*Supplied material*
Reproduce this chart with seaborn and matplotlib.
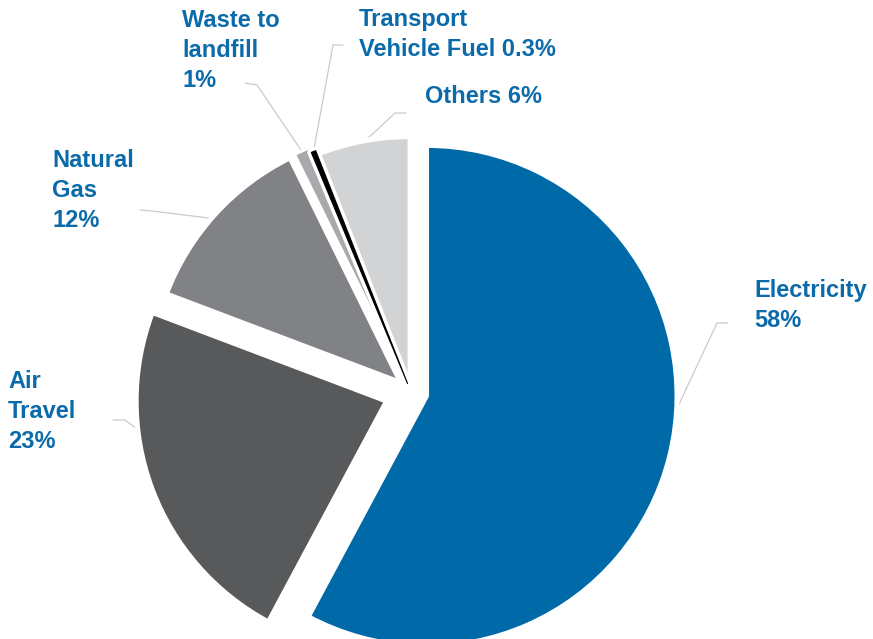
import numpy as np
import matplotlib
matplotlib.use("Agg")
import matplotlib.pyplot as plt
import matplotlib.patheffects as pe
import seaborn as sns

# Emission sources and their share of the footprint (%)
categories = ["Electricity", "Air Travel", "Natural Gas", "Waste to landfill",
              "Transport Vehicle Fuel", "Others"]
shares = [58, 23, 12, 1, 0.3, 6]
# How each category name is broken over lines, and what joins it to its value
label_names = ["Electricity", "Air\nTravel", "Natural\nGas", "Waste to\nlandfill",
               "Transport\nVehicle Fuel", "Others"]
label_joins = ["\n", "\n", "\n", "\n", " ", " "]

slice_colors = sns.color_palette(["#006AA8", "#58595B", "#808285", "#A7A9AC",
                                  "#000000", "#D1D3D4"])
text_blue = "#0B6BAA"
leader_grey = "#C9C9C9"

# Canvas and pie layout, in pixels measured from the top-left corner
W, H = 873, 639
R = 250.5
CX, CY = 411, 392
explode_px = [16, 26, 14, 14, 9, 5]
gap_px = [5, 5, 5, 3, 0, 5]   # white outline width per slice
PT = 72 / 100  # points per pixel at 100 dpi

# Label placement: left edge and baseline of the last line of each label
label_xy = [(754, 327), (8, 448), (52, 227), (182, 87), (359, 56), (425, 103)]
# Leader lines: free end, elbow, and where along each slice's arc they touch
leader_end = [(728, 323), (113, 420), (140, 210), (245, 83), (343, 45), (406, 113)]
leader_elbow = [(717, 323), (125, 420), (152, 211), (257, 85), (333, 45), (395, 113)]
leader_frac = [0.553, 0.33, 0.53, 0.5, 0.5, 0.475]


def to_data(x, y):
    """Pixel position (from top-left) -> pie data coordinates (radius = 1)."""
    return (x - CX) / R, (CY - y) / R


sns.set_theme(style="white")
plt.rcParams["font.family"] = ["Liberation Sans", "DejaVu Sans"]

fig = plt.figure(figsize=(W / 100, H / 100), dpi=100)
ax = fig.add_axes([0, 0, 1, 1])

wedges, _ = ax.pie(
    shares,
    colors=slice_colors,
    startangle=90,
    counterclock=False,
    explode=[e / R for e in explode_px],
    radius=1.0,
    wedgeprops=dict(edgecolor="white", joinstyle="round"),
)
for w, g in zip(wedges, gap_px):
    w.set_linewidth(g * PT)

# The thin fuel slice keeps a black outline and a white halo so it stays visible
fuel = wedges[categories.index("Transport Vehicle Fuel")]
fuel.set_edgecolor("black")
fuel.set_linewidth(1.1 * PT)
fuel.set_zorder(3)
fuel.set_path_effects([pe.Stroke(linewidth=8 * PT, foreground="white"), pe.Normal()])

for i, w in enumerate(wedges):
    value = f"{shares[i]:g}%"
    text = label_names[i] + label_joins[i] + value
    tx, ty = to_data(*label_xy[i])
    ax.text(tx, ty, text, ha="left", va="baseline", fontsize=17, fontweight="bold",
            color=text_blue, linespacing=1.38)

    th = np.deg2rad(w.theta1 + leader_frac[i] * (w.theta2 - w.theta1))
    px_, py_ = w.center[0] + w.r * np.cos(th), w.center[1] + w.r * np.sin(th)
    ex, ey = to_data(*leader_end[i])
    bx, by = to_data(*leader_elbow[i])
    ax.plot([ex, bx, px_], [ey, by, py_], color=leader_grey, lw=1.2 * PT,
            zorder=0.5, solid_joinstyle="miter")

ax.set_xlim((0 - CX) / R, (W - CX) / R)
ax.set_ylim((CY - H) / R, CY / R)
ax.set_aspect("equal")
ax.axis("off")

fig.savefig("out.png", dpi=100)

*Instruction*
From the data above, copy each line where the string "matplotlib" appears.

*Problem solution*
Reproduce this chart with seaborn and matplotlib.
import matplotlib
matplotlib.use("Agg")
import matplotlib.pyplot as plt
import matplotlib.patheffects as pe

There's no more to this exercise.